Then it was off to Ulm. Tto you Minnesotans out there, Neu Ulm is also a city, right next to Ulm. We liked Ulm. I am not sure why, other than it seemed to be a historical city that you could live in. Like a lot of places in Germany, it was partly destroyed by bombings in World War II, but some old buildings have been restored. And, unlike a lot of places in Germany, Ulm managed to avoid making its newer architecture ugly. The old buildings housed modern shops but still hung on to their character (in Celle, near Hannover, there is a Claire's Boutique in a half-timbered house from the 1600s). The businesses had decorated statues of birds flying off of a lot of the buildings. This one was my favorite, outside a travel agency:
I later learned that Ulm is Albert Einstein's birthplace. But Ulm's big claim to fame is that it has the tallest church steeple IN THE WORLD. The Protestants decided to stick it to the Catholics and made the steeple on the Ulm Munster church just a bit higher than the one at the Cologne cathedral. We went in but decided not to climb up.
Ulm Munster |
Ulm is on the Danube river and on a warmer day I could definitely sit on a bench to watch the water flow on to Budapest. The unique thing we did in Ulm (by this point, Medieval churches are pretty routine), was going to the Museum of Bread Culture. The whole museum is about bread - how grain is farmed, ground into flour, mixed, baked, and eaten.

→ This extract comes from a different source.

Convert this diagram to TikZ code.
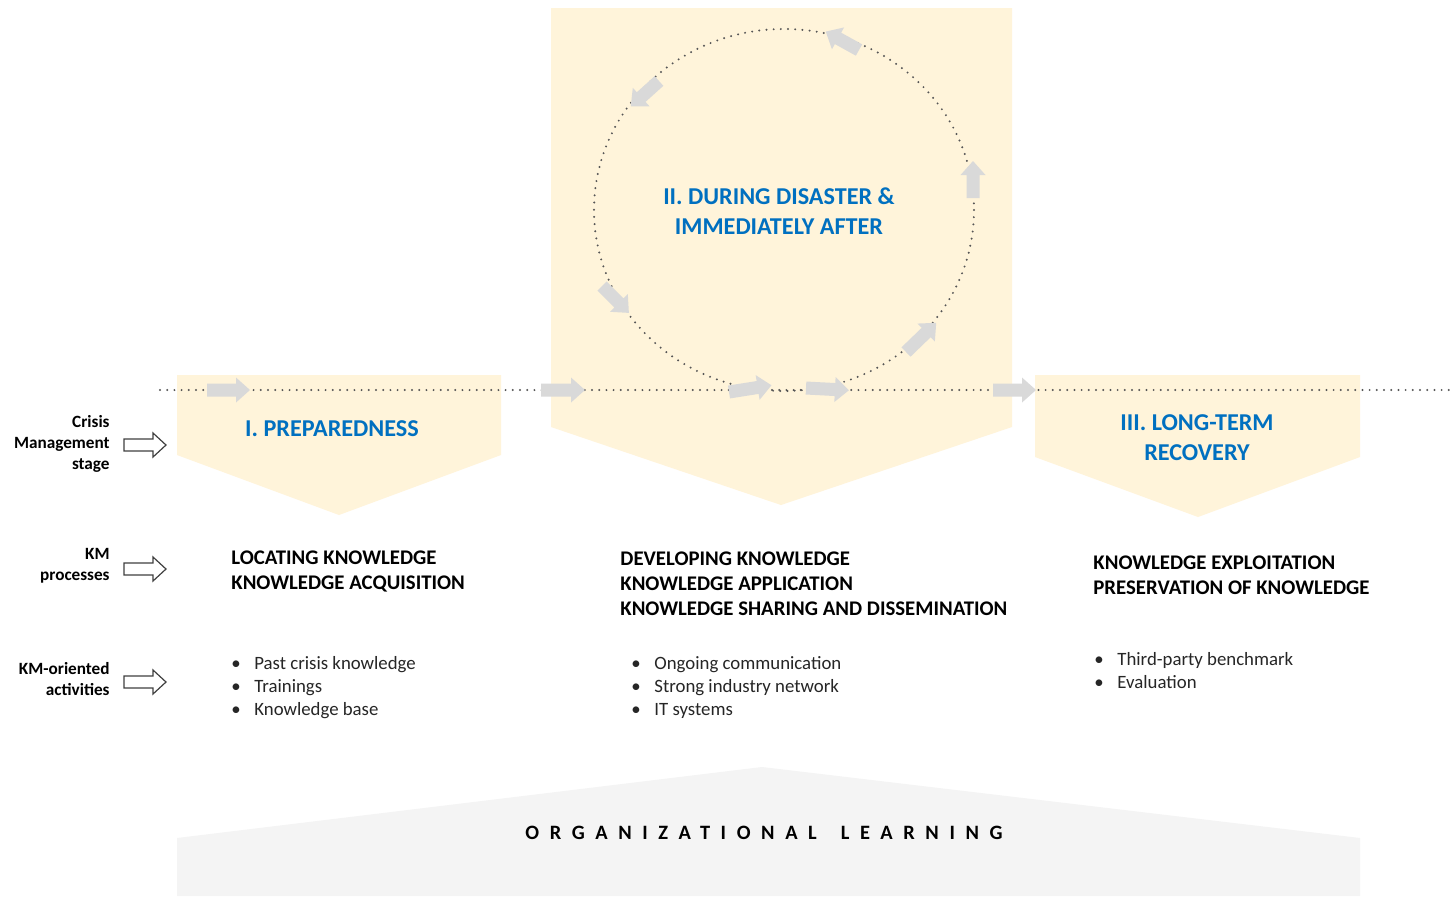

It explained the history of the milling and baking guilds in Germany, who used the pretzel as their trademark. There's also a section on hunger and famines throughout history. I like this sort of thoughtfulness about food. Mostly because I like food, but it also because Germany takes a lot of pride in its bread. There's a bakery on most city blocks, with more varieties of rolls and slices and cakes than you can name. It would be like having a pizza museum in Chicago, or a barbecue museum in Kansas City, or a beer museum in New Ulm.